Some fabricators have special equipment and can hone marble in their shops by removing the factory polish. One feature of honed marble is that it doesn’t show etching as readily or wear patterns on floors. It is preferred by some because it has a less formal, softer appearance than polished stone.

Etching happens when acid in some form comes in contact with a polished marble or limestone surface. This causes a chemical reaction that removes the polish or roughens the surface of honed marble or limestone. Green marbles, such as the jades from Taiwan, are resistant to etching, and granite is impervious to any common household acids.

The old rule of thumb is never to use anything you wouldn’t use on your hands. Never use powdered cleansers or abrasive pads to clean your stone. Even “soft scrub” cleaners contain pumice, which is powdered volcanic stone that might damage your stone countertops or floors. Never use any product that is acidic; this includes substances like ammonia or many common liquid cleaners such as Windex™.

You should always use sealers and cleaning products designed specifically for natural stone.

Daily and weekly maintenance is the most important factor to keep your natural stone looking its best. Simply follow the instructions below:
Blot spills immediately.
Clean with a pH-balanced cleaner and clean cloth. The term pH refers to the potential of hydrogen and is used to measure the acidity or alkalinity of a solution. A pH-balanced cleaner will be a neutral solution, meaning that it will measure a seven on the pH scale of zero to 14.
Use a stone cleaner (available at most hardware stores) or a small amount of ordinary dish soap (white or clear) and water to wipe down your surface.
Squeegee shower walls daily.
Wipe down shower walls weekly with pH-balanced cleaning solution.
Never use cleaning products containing harsh chemicals, such as ammonia, bleach, or vinegar.
Marble is very sensitive to acidic chemicals. The acid will etch the stone, leaving it dull. Some common acidic materials are tomatoes, citrus fruits, coffee, wine, fruit juice, and vinegar.
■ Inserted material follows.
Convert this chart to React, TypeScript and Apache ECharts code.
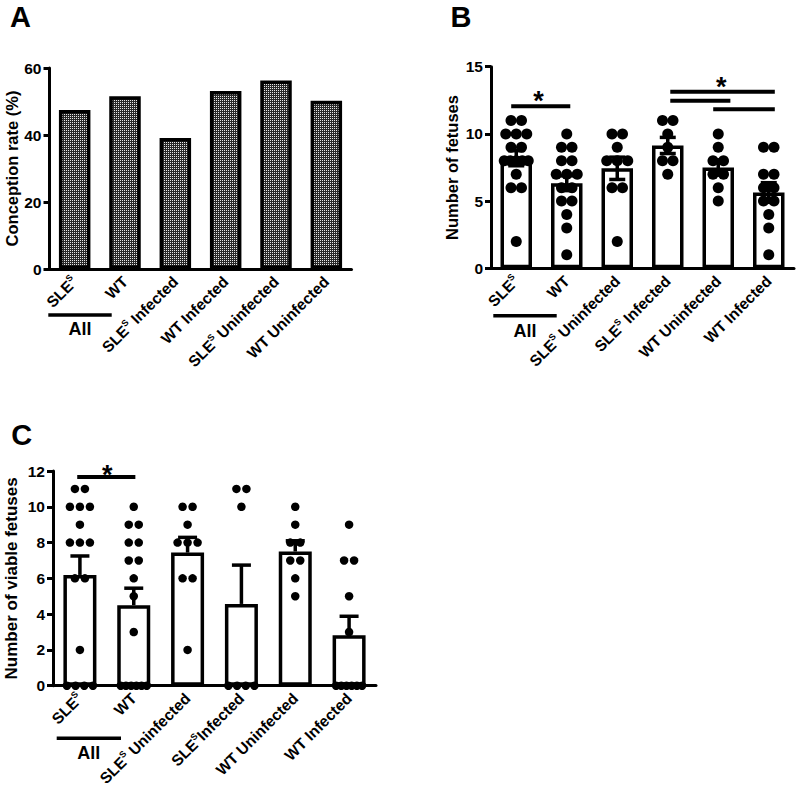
import React, { useEffect, useRef } from "react";
import * as echarts from "echarts";

const FONT = "'Liberation Sans', Arial, Helvetica, sans-serif";

// ---------- Panel A ----------
const categoriesA = ["SLE^S", "WT", "SLE^S Infected", "WT Infected", "SLE^S Uninfected", "WT Uninfected"];
const conceptionRate = [47.5, 51.6, 39.1, 53.1, 56.3, 50.2];
const yTicksA = { min: 0, max: 60, interval: 20 };

// ---------- Panel B (number of fetuses) ----------
const categoriesB = ["SLE^S", "WT", "SLE^S Uninfected", "SLE^S Infected", "WT Uninfected", "WT Infected"];
const fetusesSLEAll = [11, 11, 10, 10, 10, 9, 9, 8, 8, 8, 8, 8, 7, 6, 6, 2];
const fetusesWTAll = [10, 9, 9, 8, 8, 7, 7, 7, 6, 6, 5, 5, 4, 3, 1];
const fetusesSLEUninf = [10, 10, 9, 8, 8, 8, 6, 6, 2];
const fetusesSLEInf = [11, 11, 10, 9, 8, 8, 7];
const fetusesWTUninf = [10, 9, 8, 8, 7, 7, 6, 5];
const fetusesWTInf = [9, 9, 7, 7, 6, 6, 5, 5, 4, 3, 1];
const meanB = [8.19, 6.33, 7.44, 9.14, 7.5, 5.64];
const semB = [0.56, 0.55, 0.83, 0.6, 0.57, 0.73];
const yTicksB = { min: 0, max: 15, interval: 5 };
// significance lines: [anchor, fromCat, toCat, y]
const sigLinesB = [
  [0, -0.1, 1.07, 12.05],
  [0, 3.05, 5.12, 13.14],
  [0, 3.05, 4.24, 12.47],
  [0, 3.9, 5.12, 11.83],
];
const sigStarsB = [
  [0, 0.44, 12.42],
  [0, 4.06, 13.5],
];

// ---------- Panel C (number of viable fetuses) ----------
const categoriesC = ["SLE^S", "WT", "SLE^S Uninfected", "SLE^SInfected", "WT Uninfected", "WT Infected"];
const viableSLEAll = [11, 11, 10, 10, 10, 9, 8, 8, 8, 6, 6, 2, 0, 0, 0, 0];
const viableWTAll = [10, 9, 9, 8, 8, 7, 7, 6, 5, 3, 0, 0, 0, 0, 0, 0];
const viableSLEUninf = [10, 10, 9, 8, 8, 8, 6, 6, 2];
const viableSLEInf = [11, 11, 10, 0, 0, 0, 0];
const viableWTUninf = [10, 9, 8, 8, 7, 7, 6, 5];
const viableWTInf = [9, 7, 7, 5, 3, 0, 0, 0, 0, 0, 0];
const meanC = [6.19, 4.5, 7.44, 4.57, 7.5, 2.82];
const semC = [1.06, 0.95, 0.85, 2.17, 0.6, 1.06];
const yTicksC = { min: 0, max: 12, interval: 2 };
const sigLinesC = [[0, -0.05, 1.03, 11.66]];
const sigStarsC = [[0, 0.51, 11.76]];

const groupsB = [fetusesSLEAll, fetusesWTAll, fetusesSLEUninf, fetusesSLEInf, fetusesWTUninf, fetusesWTInf];
const groupsC = [viableSLEAll, viableWTAll, viableSLEUninf, viableSLEInf, viableWTUninf, viableWTInf];

const richLabel = (v: string) => {
  const parts = v.split("^S");
  if (parts.length === 1) return `{n|${v}}`;
  return `{n|${parts[0]}}{s|S}` + (parts[1] ? `{n|${parts[1]}}` : "");
};

const xLabelRich = {
  n: { fontSize: 15.5, fontWeight: "bold", fontFamily: FONT, color: "#000", lineHeight: 18 },
  s: { fontSize: 9, fontWeight: "bold", fontFamily: FONT, color: "#000", lineHeight: 10, verticalAlign: "top" },
};

// horizontal spreading of equal values (layout of the dot columns)
function spreadOffsets(values: number[], spacing: number, maxSpan: number) {
  const counts: Record<number, number> = {};
  const seen: Record<number, number> = {};
  values.forEach((v) => (counts[v] = (counts[v] || 0) + 1));
  return values.map((v) => {
    const k = counts[v];
    const i = (seen[v] = (seen[v] ?? -1) + 1);
    const s = k > 1 ? Math.min(spacing, maxSpan / (k - 1)) : 0;
    return (i - (k - 1) / 2) * s;
  });
}

function dotData(groups: number[][], spacing: number, maxSpan: number) {
  const out: any[] = [];
  groups.forEach((g, gi) => {
    const offs = spreadOffsets(g, spacing, maxSpan);
    g.forEach((v, j) => out.push({ value: [gi, v], symbolOffset: [offs[j], 0] }));
  });
  return out;
}

const patternUrl =
  "data:image/svg+xml;charset=utf-8," +
  encodeURIComponent(
    "<svg xmlns='http://www.w3.org/2000/svg' width='2' height='2' shape-rendering='crispEdges'><rect width='2' height='2' fill='#2a2a2a'/><rect width='1' height='1' fill='#e8e8e8'/></svg>"
  );

function xAxisCfg(gridIndex: number, cats: string[]) {
  return {
    type: "category",
    gridIndex,
    data: cats,
    axisLine: { lineStyle: { color: "#000", width: 3 } },
    axisTick: { alignWithLabel: true, length: 5, lineStyle: { color: "#000", width: 3 } },
    axisLabel: {
      interval: 0,
      rotate: 45,
      margin: 10,
      formatter: richLabel,
      rich: xLabelRich,
    },
  };
}

function yAxisCfg(gridIndex: number, ticks: any, name: string, nameGap: number, nameSize: number) {
  return {
    type: "value",
    gridIndex,
    min: ticks.min,
    max: ticks.max,
    interval: ticks.interval,
    name,
    nameLocation: "middle",
    nameGap,
    nameRotate: 90,
    nameTextStyle: { fontSize: nameSize, fontWeight: "bold", fontFamily: FONT, color: "#000" },
    axisLine: { show: true, lineStyle: { color: "#000", width: 3 } },
    axisTick: { show: true, length: 6, lineStyle: { color: "#000", width: 3 } },
    axisLabel: { margin: 8, fontSize: 15.5, fontWeight: "bold", fontFamily: FONT, color: "#000" },
    splitLine: { show: false },
  };
}

function errorSeries(axisIdx: number, means: number[], sems: number[], cap: number, twoSided: boolean) {
  return {
    type: "custom",
    xAxisIndex: axisIdx,
    yAxisIndex: axisIdx,
    z: 6,
    silent: true,
    data: means.map((m, i) => [i, m, sems[i]]),
    encode: { x: 0, y: 1 },
    renderItem: (_p: any, api: any) => {
      const i = api.value(0);
      const m = api.value(1);
      const s = api.value(2);
      const top = api.coord([i, m + s]);
      const bot = api.coord([i, twoSided ? m - s : m]);
      const style = { stroke: "#000", lineWidth: 3.5 };
      const children: any[] = [
        { type: "line", shape: { x1: top[0], y1: top[1], x2: bot[0], y2: bot[1] }, style },
        { type: "line", shape: { x1: top[0] - cap / 2, y1: top[1], x2: top[0] + cap / 2, y2: top[1] }, style },
      ];
      if (twoSided) {
        children.push({ type: "line", shape: { x1: bot[0] - cap / 2, y1: bot[1], x2: bot[0] + cap / 2, y2: bot[1] }, style });
      }
      return { type: "group", children };
    },
  };
}

function sigLineSeries(axisIdx: number, lines: number[][]) {
  return {
    type: "custom",
    xAxisIndex: axisIdx,
    yAxisIndex: axisIdx,
    z: 7,
    silent: true,
    data: lines,
    encode: { x: 0, y: 3 },
    renderItem: (_p: any, api: any) => {
      const y = api.value(3);
      const p0 = api.coord([0, y]);
      const p1 = api.coord([1, y]);
      const step = p1[0] - p0[0];
      return {
        type: "line",
        shape: { x1: p0[0] + api.value(1) * step, y1: p0[1], x2: p0[0] + api.value(2) * step, y2: p0[1] },
        style: { stroke: "#000", lineWidth: 4 },
      };
    },
  };
}

function sigStarSeries(axisIdx: number, stars: number[][]) {
  return {
    type: "custom",
    xAxisIndex: axisIdx,
    yAxisIndex: axisIdx,
    z: 7,
    silent: true,
    data: stars,
    encode: { x: 0, y: 2 },
    renderItem: (_p: any, api: any) => {
      const y = api.value(2);
      const p0 = api.coord([0, y]);
      const p1 = api.coord([1, y]);
      const step = p1[0] - p0[0];
      return {
        type: "text",
        x: p0[0] + api.value(1) * step,
        y: p0[1],
        style: {
          text: "*",
          font: `bold 27px ${FONT}`,
          fill: "#000",
          textAlign: "center",
          textVerticalAlign: "middle",
          align: "center",
          verticalAlign: "middle",
        },
      };
    },
  };
}

const allLabel = (x1: number, x2: number, y: number, ty: number) => [
  { type: "line", shape: { x1, y1: y, x2, y2: y }, style: { stroke: "#000", lineWidth: 3.5 } },
  {
    type: "text",
    x: (x1 + x2) / 2,
    y: ty,
    style: {
      text: "All",
      font: `bold 18px ${FONT}`,
      fill: "#000",
      textAlign: "center",
      textVerticalAlign: "middle",
      align: "center",
      verticalAlign: "middle",
    },
  },
];

const panelLetter = (t: string, x: number, y: number) => ({
  type: "text",
  x,
  y,
  style: {
    text: t,
    font: `bold 29px ${FONT}`,
    fill: "#000",
    textAlign: "center",
    textVerticalAlign: "middle",
    align: "center",
    verticalAlign: "middle",
  },
});

export default function App() {
  const ref = useRef<HTMLDivElement>(null);
  useEffect(() => {
    if (!ref.current) return;
    const chart = echarts.init(ref.current, undefined, { renderer: "svg" });
    const option: any = {
      animation: false,
      backgroundColor: "#fff",
      grid: [
        { left: 49.5, top: 68, width: 302, height: 201 },
        { left: 491, top: 66.7, width: 303, height: 201.6 },
        { left: 53, top: 471, width: 323, height: 214.7 },
      ],
      xAxis: [xAxisCfg(0, categoriesA), xAxisCfg(1, categoriesB), xAxisCfg(2, categoriesC)],
      yAxis: [
        yAxisCfg(0, yTicksA, "Conception rate (%)", 29, 16.5),
        yAxisCfg(1, yTicksB, "Number of fetuses", 31, 16.5),
        yAxisCfg(2, yTicksC, "Number of viable fetuses", 33, 17),
      ],
      series: [
        {
          type: "bar",
          xAxisIndex: 0,
          yAxisIndex: 0,
          data: conceptionRate,
          barWidth: 31.5,
          z: 2,
          itemStyle: {
            color: { image: patternUrl, repeat: "repeat", imageWidth: 2, imageHeight: 2 },
            borderColor: "#000",
            borderWidth: 3.5,
          },
        },
        {
          type: "bar",
          xAxisIndex: 1,
          yAxisIndex: 1,
          data: meanB,
          barWidth: 31.5,
          z: 2,
          itemStyle: { color: "#fff", borderColor: "#000", borderWidth: 3.5 },
        },
        {
          type: "scatter",
          xAxisIndex: 1,
          yAxisIndex: 1,
          data: dotData(groupsB, 10.5, 24),
          symbol: "circle",
          symbolSize: 11,
          z: 4,
          itemStyle: { color: "#000", opacity: 1 },
        },
        errorSeries(1, meanB, semB, 16, true),
        sigLineSeries(1, sigLinesB),
        sigStarSeries(1, sigStarsB),
        {
          type: "bar",
          xAxisIndex: 2,
          yAxisIndex: 2,
          data: meanC,
          barWidth: 33,
          z: 2,
          itemStyle: { color: "#fff", borderColor: "#000", borderWidth: 3.5 },
        },
        {
          type: "scatter",
          xAxisIndex: 2,
          yAxisIndex: 2,
          data: dotData(groupsC, 10, 26),
          symbol: "circle",
          symbolSize: 8.5,
          z: 4,
          itemStyle: { color: "#000", opacity: 1 },
        },
        errorSeries(2, meanC, semC, 19, false),
        sigLineSeries(2, sigLinesC),
        sigStarSeries(2, sigStarsC),
      ],
      graphic: [
        panelLetter("A", 20.5, 17),
        panelLetter("B", 461, 17),
        panelLetter("C", 21.7, 435),
        ...allLabel(48.3, 111.7, 315, 329),
        ...allLabel(493.3, 556.7, 315.7, 331),
        ...allLabel(56.7, 121, 738.3, 753.3),
      ],
    };
    chart.setOption(option);
    return () => chart.dispose();
  }, []);
  return (
    <div
      ref={ref}
      style={{ position: "absolute", left: 0, top: 0, width: 799, height: 794, background: "#fff" }}
    />
  );
}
The average two-slab kitchen installation usually takes about four hours from start to finish.
Recommendations to prepare for installations:
  • Access: Granite countertops are extremely heavy, and installers need clear access to entryways. Please have your walkways and driveways as clear as possible.
  • Cabinets: We recommend that you empty all cabinets and drawers.
  • Safety: Please remove any breakable items and cover items to protect them from dust. Granite installation can create a lot of dust. Our installers do try to control the mess the best they can. But, please remember that this is construction and it is, by definition, a messy business.
  • Faucets: Please have ready any faucets, soap dispensers, hot water taps, dishwasher air gaps, reverse osmosis filters, and any other items that need to be drilled into the countertops.
  • Sinks: Top-mount sinks will be cut on site and, whenever possible, will be done outside in a garage or in a shop. Undermount sinks are cut and polished at our shop and attached at the job site.
  • Cooktops and ranges: These will be cut on site whenever possible and done outside in a garage or in a shop, if available.
  • Dishwashers: These need to be in their final position so that we can attach them to the countertop. All other appliances need to be out of the area.


Countertop Rock LLC in Tempe, AZ backs up its work with a lifetime warranty on the seams of our countertops. This warranty covers seam separation for one year from the date of installation. In the over 1,000 kitchens that have been installed over the years, this has never been an issue.

The warranty will not cover fissures and pits in granite. Because it is a natural stone, granite may have fissures that look like cracks; these pose no actual structural problems. When selecting your granite, please look for these carefully in your slabs if you wish to avoid them.

Granite is one of the hardest substances on earth because it is heat resistant to a hot frying pan and you can cut on it. That said, it is still a natural stone, so hitting it with a hammer or a meat clever is not recommended. Countertop Rock LLC will not warranty against breakage after installation.